Yahoo! News Headlines, Saturday July 30th:

          Astronauts test shuttle repair techniques

          Bombing suspect interrogated in Italy

               Two British contractors killed in Iraq

          President Bush gets annual physical exam

            Lightning strike turns Scout hike tragic

        States move on sex offender GPS tracking

          Soldier in Iraq records country-music hit

 

So whaddya think?--slow news day?  I think not.  I think something big is brewing.

I don't know what, but it's pretty big.  Why else would we need to hear about, oh I dunno, landing on Mars, hmm?  Or no, landing on the moon.  Or better yet, how about a vehicle that can travel to outer space.  Hey, there you go!  Wow, that's amazing, isn't it?  They've got this new shuttle thing that can actually leave our atmosphere.  Completely.  Wow.  And here's a spanner that can twist these nuts so it'll fly more safely.  Wow, how important.  Almost as important as that rubber glove.

Or maybe we can excitedly wrap GPS anklets on the new commies:  sex offenders.  That way we'll always know where they can be reached.

Or wait:  the other new commies need our attention:  the terrorists.  Turns out they've been poking around Big Ben, asking him what time it is and then leaving in a wafting of smoke.
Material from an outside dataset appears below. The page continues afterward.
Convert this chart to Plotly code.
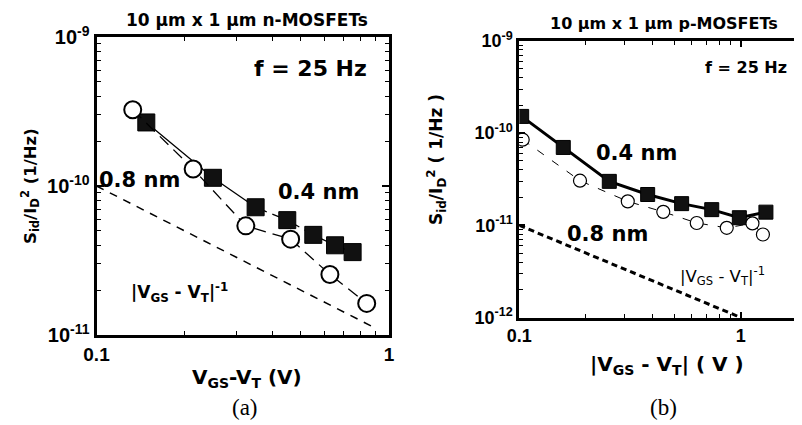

Smoke and mirrors more like it.

When the headlines get all puffy like this I know something's going down.  Mark my words.  July 30th, 2005.  There are some big troop movements happening right now, or some serious negotiations over the price of oil, something.

Oh, by the way, Snoogs?  Yep, still missing.  She came home for a few days, then took off again.  Will keep y'all posted.  Peace out.

 

"Hi, I'm Mr. Monium.  Mr. Panda Monium.  Have you heard the latest?  Yes, my wife's having a baby... Oh, it's front page news, nationwide.  But... but you're out of the loop?  You didn't know?  Tsk tsk."